Brothers Of the Head
The "mockumentary" format, revolutionized by the classic This Is Spinal Tap and spun off into a handful of successful Christopher Guest comedies and other lesser efforts, comes full circle in Keith Fulton and Louis Pepe's Brothers Of The Head. Fulton and Pepe, who previously collaborated on the Terry Gilliam making-of documentaries The Hamster Factor (about 12 Monkeys) and Lost In La Mancha (about an aborted Don Quixote project), chronicle a fake musical outfit, too, but they've taking the "mock" part out of the equation. Based on Brian Aldiss' novel and adapted by Fear And Loathing In Las Vegas scribe Tony Grisoni, the film captures with all too much verisimilitude the rise and fall of a gimmicky rock combo that unravels through excess and heartbreak. Fulton and Pepe's refusal to play the material for obvious jokes or ironies dignifies what might have otherwise been a gimmicky project about a band fronted by conjoined twins. It still isn't terribly compelling, but that says more about the predictable trajectory of rock bands than it does about the filmmakers' undeniable skill.
Playing identical twins connected at the sternum, Harry and Luke Treadaway develop a subtle symbiosis that diverges slowly and tragically over time, not unlike that of the two Jeremy Ironses in Dead Ringers. Sold off by their father at an early age to a music impresario, the boys are groomed specifically to be a novelty-rock duo, but their inner turmoil finds a more natural outlet in the burgeoning '70s punk scene. Surrounded by indifferent session musicians and a manager that beats them into submission, the Treadaways record and tour as The Bang Bang, and accumulate a fan base as much for their talent as their stage concept. Yet they start to grow apart when Tania Emery, an attractive journalist hired as their biographer, takes a romantic interest in one of them.
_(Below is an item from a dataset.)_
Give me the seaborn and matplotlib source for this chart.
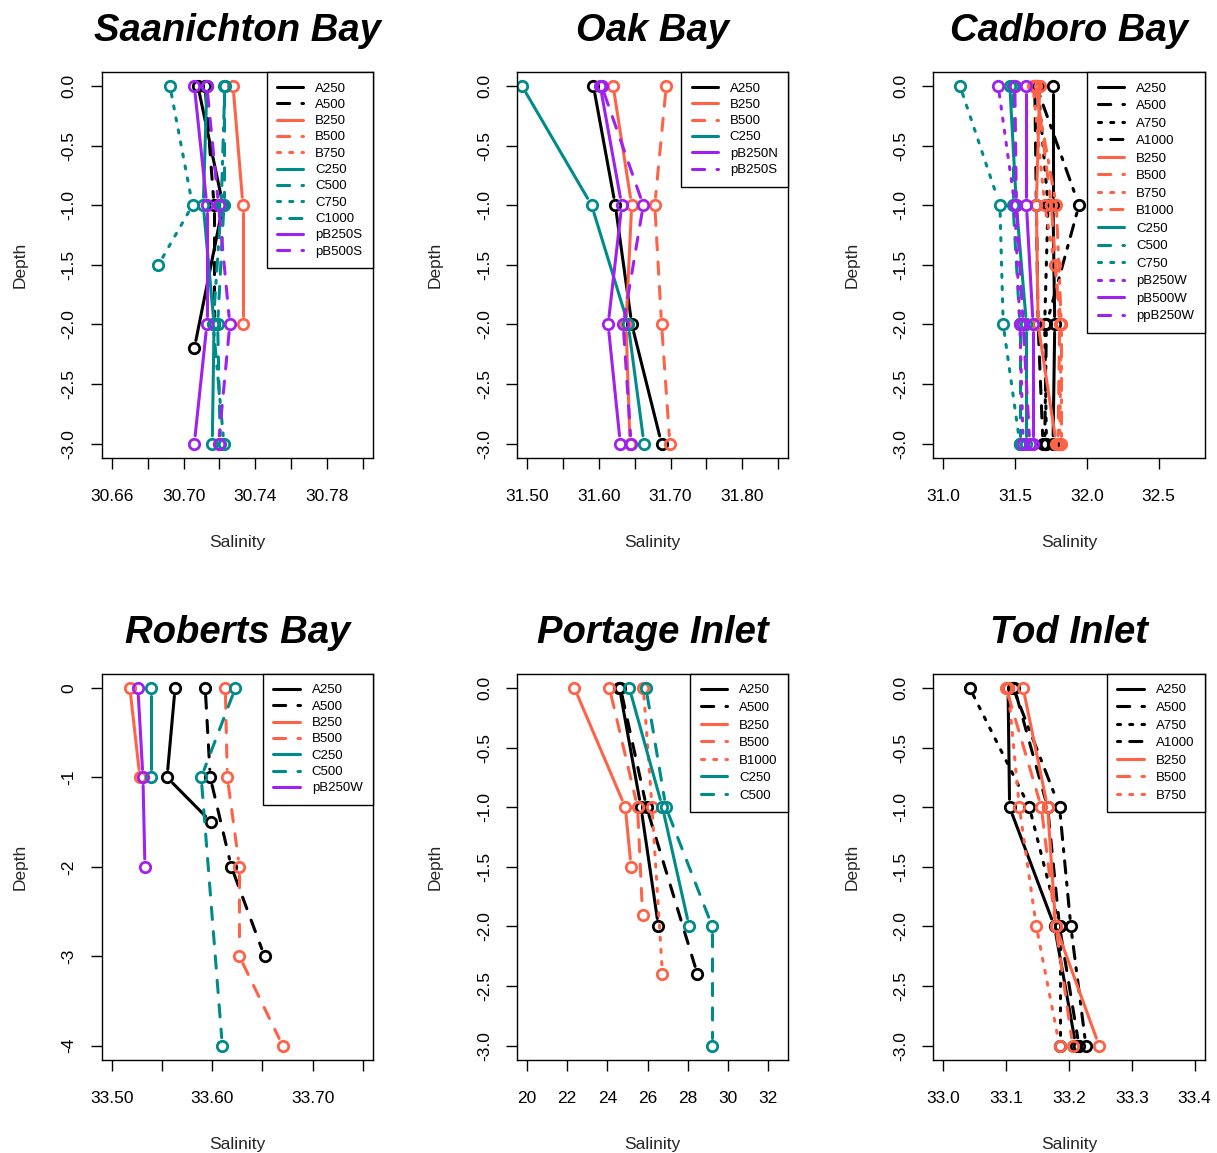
import numpy as np
import matplotlib
matplotlib.use("Agg")
import matplotlib.pyplot as plt
from matplotlib.lines import Line2D
import seaborn as sns

# ---------------- Saanichton Bay ----------------
saan_labels = ["A250", "A500", "B250", "B500", "B750", "C250", "C500", "C750", "C1000", "pB250S", "pB500S"]
saan_styles = ["solid", "dashed", "solid", "dashed", "dotted", "solid", "dashed", "dotted", "dotdash", "solid", "dashed"]
saan_depth = [
    [0, -1, -2.2],
    [0, -1, -2],
    [0, -1, -2],
    [],
    [],
    [0, -1, -2, -3],
    [0, -1, -2, -3],
    [0, -1, -1.5],
    [0, -1, -2, -3],
    [0, -1, -2, -3],
    [0, -1, -2, -3],
]
saan_salinity = [
    [30.708, 30.722, 30.706],
    [30.712, 30.717, 30.717],
    [30.7276, 30.7331, 30.7331],
    [],
    [],
    [30.713, 30.711, 30.717, 30.716],
    [30.7225, 30.7225, 30.719, 30.7205],
    [30.6924, 30.705, 30.686],
    [30.723, 30.721, 30.7165, 30.7225],
    [30.706, 30.713, 30.713, 30.706],
    [30.713, 30.7195, 30.7258, 30.7195],
]

# ---------------- Oak Bay ----------------
oak_labels = ["A250", "B250", "B500", "C250", "pB250N", "pB250S"]
oak_styles = ["solid", "solid", "dashed", "solid", "solid", "dashed"]
oak_depth = [[0, -1, -2, -3]] * 6
oak_salinity = [
    [31.5925, 31.623, 31.646, 31.6875],
    [31.620, 31.6458, 31.638, 31.6435],
    [31.694, 31.678, 31.6875, 31.699],
    [31.493, 31.590, 31.641, 31.663],
    [31.602, 31.632, 31.613, 31.630],
    [31.604, 31.662, 31.634, 31.645],
]

# ---------------- Cadboro Bay ----------------
cad_labels = ["A250", "A500", "A750", "A1000", "B250", "B500", "B750", "B1000",
              "C250", "C500", "C750", "pB250W", "pB500W", "ppB250W"]
cad_styles = ["solid", "dashed", "dotted", "dotdash", "solid", "dashed", "dotted", "dotdash",
              "solid", "dashed", "dotted", "dotted", "solid", "dashed"]
cad_depth = [
    [0, -1, -2, -3],
    [0, -1, -2, -3],
    [0, -1, -2, -3],
    [0, -1, -2, -3],
    [0, -1, -2, -3],
    [0, -1, -2, -3],
    [0, -1, -1.5, -2, -3],
    [0, -1, -2, -3],
    [0, -1, -2, -3],
    [0, -1, -2, -3],
    [0, -1, -2, -3],
    [0, -1, -2, -3],
    [0, -1, -2, -3],
    [0, -1, -2, -3],
]
cad_salinity = [
    [31.764, 31.764, 31.776, 31.764],
    [31.637, 31.648, 31.660, 31.694],
    [31.660, 31.729, 31.706, 31.718],
    [31.648, 31.945, 31.718, 31.706],
    [31.671, 31.648, 31.660, 31.787],
    [31.648, 31.752, 31.810, 31.799],
    [31.625, 31.706, 31.776, 31.822, 31.810],
    [31.637, 31.787, 31.822, 31.822],
    [31.463, 31.509, 31.579, 31.579],
    [31.486, 31.486, 31.533, 31.533],
    [31.116, 31.394, 31.417, 31.533],
    [31.382, 31.498, 31.533, 31.556],
    [31.579, 31.579, 31.625, 31.625],
    [31.498, 31.509, 31.556, 31.602],
]

# ---------------- Roberts Bay ----------------
rob_labels = ["A250", "A500", "B250", "B500", "C250", "C500", "pB250W"]
rob_styles = ["solid", "dashed", "solid", "dashed", "solid", "dashed", "solid"]
rob_depth = [
    [0, -1, -1.5],
    [0, -1, -2, -3],
    [0, -1],
    [0, -1, -2, -3, -4],
    [0, -1],
    [0, -1, -4],
    [0, -1, -2],
]
rob_salinity = [
    [33.563, 33.555, 33.599],
    [33.593, 33.598, 33.619, 33.652],
    [33.518, 33.528],
    [33.613, 33.615, 33.627, 33.627, 33.670],
    [33.539, 33.539],
    [33.623, 33.589, 33.610],
    [33.526, 33.531, 33.533],
]

# ---------------- Portage Inlet ----------------
por_labels = ["A250", "A500", "B250", "B500", "B1000", "C250", "C500"]
por_styles = ["solid", "dashed", "solid", "dashed", "dotted", "solid", "dashed"]
por_depth = [
    [0, -1, -2],
    [0, -1, -2.4],
    [0, -1, -1.5],
    [0, -1, -1.9],
    [0, -1, -2.4],
    [0, -1, -2],
    [0, -1, -2, -3],
]
por_salinity = [
    [24.60, 25.67, 26.54],
    [24.65, 25.95, 28.48],
    [22.36, 24.89, 25.18],
    [24.10, 25.50, 25.75],
    [25.79, 26.22, 26.74],
    [25.09, 26.74, 28.07],
    [25.92, 26.91, 29.22, 29.22],
]

# ---------------- Tod Inlet ----------------
tod_labels = ["A250", "A500", "A750", "A1000", "B250", "B500", "B750"]
tod_styles = ["solid", "dashed", "dotted", "dotdash", "solid", "dashed", "dotted"]
tod_depth = [[0, -1, -2, -3]] * 7
tod_salinity = [
    [33.103, 33.1055, 33.177, 33.211],
    [33.113, 33.166, 33.185, 33.216],
    [33.042, 33.137, 33.185, 33.185],
    [33.111, 33.185, 33.203, 33.227],
    [33.127, 33.166, 33.179, 33.248],
    [33.100, 33.156, 33.179, 33.206],
    [33.103, 33.121, 33.148, 33.185],
]

# ---------------- styling ----------------
sns.set_style("ticks")
plt.rcParams.update({
    "axes.unicode_minus": False,
    "axes.edgecolor": "black",
    "axes.linewidth": 1.0,
    "lines.solid_capstyle": "round",
    "lines.dash_capstyle": "round",
    "xtick.color": "black",
    "ytick.color": "black",
    "text.color": "black",
})
plt.rcParams["font.family"] = ["Liberation Sans", "DejaVu Sans"]

GROUP_COLORS = {"A": "black", "B": "#FF6347", "C": "#008B8B", "p": "#A020F0"}
LINESTYLES = {
    "solid": "-",
    "dashed": (0, (4, 4)),
    "dotted": (0, (1, 3)),
    "dotdash": (0, (1, 3, 4, 3)),
}
LW = 2.2
MS = 7.5
MEW = 2.0
GAP_PX = 8.0  # blank space left around each point, like type="b" in R


def series_color(name):
    return GROUP_COLORS.get(name[0], GROUP_COLORS["p"])


def r_limits(lo, hi):
    pad = 0.04 * (hi - lo)
    return lo - pad, hi + pad


def gapped_segments(ax, xs, ys, gap):
    """Split a polyline into segments that stop short of each vertex."""
    trans = ax.transData
    inv = trans.inverted()
    pts = trans.transform(np.column_stack([xs, ys]))
    segs = []
    for p0, p1 in zip(pts[:-1], pts[1:]):
        d = p1 - p0
        length = np.hypot(d[0], d[1])
        if length <= 2 * gap:
            continue
        u = d / length
        segs.append(inv.transform(np.vstack([p0 + u * gap, p1 - u * gap])))
    return segs


def draw_site(ax, title, labels, styles, depths, salinities,
              xrange_, xticks, xticklabels, yticks, yticklabels, leg_spacing):
    ax.set_xlim(*r_limits(*xrange_))
    ax.set_ylim(*r_limits(yticks[-1], yticks[0]))
    for name, sty, dep, sal in zip(labels, styles, depths, salinities):
        if len(sal) == 0:
            continue
        c = series_color(name)
        for seg in gapped_segments(ax, sal, dep, GAP_PX):
            sns.lineplot(x=seg[:, 0], y=seg[:, 1], sort=False, estimator=None, ax=ax,
                         color=c, linestyle=LINESTYLES[sty], linewidth=LW, legend=False)
        sns.lineplot(x=sal, y=dep, sort=False, estimator=None, ax=ax,
                     color=c, linestyle="none", marker="o", markersize=MS,
                     markerfacecolor="none", markeredgecolor=c,
                     markeredgewidth=MEW, legend=False)
    ax.set_xlim(*r_limits(*xrange_))
    ax.set_ylim(*r_limits(yticks[-1], yticks[0]))
    ax.set_xticks(xticks)
    ax.set_xticklabels(xticklabels)
    ax.set_yticks(yticks)
    ax.set_yticklabels(yticklabels, rotation=90, va="center")
    ax.tick_params(direction="out", length=8, width=1, labelsize=12.5)
    ax.tick_params(axis="x", pad=14)
    ax.tick_params(axis="y", pad=10)
    for sp in ax.spines.values():
        sp.set_visible(True)
        sp.set_linewidth(1.0)
    ax.set_xlabel("Salinity", fontsize=12.5, labelpad=23)
    ax.set_ylabel("Depth", fontsize=12.5, labelpad=24.5)
    ax.set_title(title, fontsize=27.5, fontweight="bold", fontstyle="italic", pad=22)

    handles = [Line2D([0], [0], color=series_color(n), linewidth=LW,
                      linestyle=LINESTYLES[s]) for n, s in zip(labels, styles)]
    leg = ax.legend(handles, labels, loc="upper right", borderaxespad=0,
                    fontsize=9.5, handlelength=2.0, handletextpad=0.9,
                    labelspacing=leg_spacing, borderpad=0.8, fancybox=False,
                    edgecolor="black", framealpha=1)
    leg.get_frame().set_linewidth(1.0)


fig = plt.figure(figsize=(12.17, 11.53), dpi=100)

col_left = [0.0836, 0.4248, 0.7669]
col_width = 0.2229
row_bottom = [0.6028, 0.0807]
row_height = 0.3350

axes = [[fig.add_axes([l, b, col_width, row_height]) for l in col_left] for b in row_bottom]

y3 = [0.0, -0.5, -1.0, -1.5, -2.0, -2.5, -3.0]
y3_lab = ["0.0", "-0.5", "-1.0", "-1.5", "-2.0", "-2.5", "-3.0"]

draw_site(axes[0][0], "Saanichton Bay", saan_labels, saan_styles, saan_depth, saan_salinity,
          (30.66, 30.80),
          [30.66, 30.68, 30.70, 30.72, 30.74, 30.76, 30.78, 30.80],
          ["30.66", "", "30.70", "", "30.74", "", "30.78", ""],
          y3, y3_lab, 0.31)

draw_site(axes[0][1], "Oak Bay", oak_labels, oak_styles, oak_depth, oak_salinity,
          (31.50, 31.85),
          [31.50, 31.55, 31.60, 31.65, 31.70, 31.75, 31.80, 31.85],
          ["31.50", "", "31.60", "", "31.70", "", "31.80", ""],
          y3, y3_lab, 0.31)

draw_site(axes[0][2], "Cadboro Bay", cad_labels, cad_styles, cad_depth, cad_salinity,
          (31.0, 32.75),
          [31.0, 31.5, 32.0, 32.5],
          ["31.0", "31.5", "32.0", "32.5"],
          y3, y3_lab, 0.40)

draw_site(axes[1][0], "Roberts Bay", rob_labels, rob_styles, rob_depth, rob_salinity,
          (33.50, 33.75),
          [33.50, 33.55, 33.60, 33.65, 33.70, 33.75],
          ["33.50", "", "33.60", "", "33.70", ""],
          [0, -1, -2, -3, -4], ["0", "-1", "-2", "-3", "-4"], 0.31)

draw_site(axes[1][1], "Portage Inlet", por_labels, por_styles, por_depth, por_salinity,
          (20, 32.5),
          [20, 22, 24, 26, 28, 30, 32],
          ["20", "22", "24", "26", "28", "30", "32"],
          y3, y3_lab, 0.40)

draw_site(axes[1][2], "Tod Inlet", tod_labels, tod_styles, tod_depth, tod_salinity,
          (33.0, 33.4),
          [33.0, 33.1, 33.2, 33.3, 33.4],
          ["33.0", "33.1", "33.2", "33.3", "33.4"],
          y3, y3_lab, 0.40)

fig.savefig("out.png", dpi=100)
In content more than form, Brothers Of The Head resembles Gus Van Sant's Kurt Cobain reverie Last Days, another story about the decline of a rock star amid an indifferent coterie of managers and hangers-on. The film succeeds most in capturing the isolation that goes along with fame; the brothers only have each other, and when love tears them apart, their loneliness becomes too much to bear. Yet Brothers isn't nearly as haunting and singular as Last Days, because the faux-documentary format too closely mirrors the Behind The Music trajectory of a thousand other rock-band flameouts. The leads' unusual nature is just a small twist on a familiar story.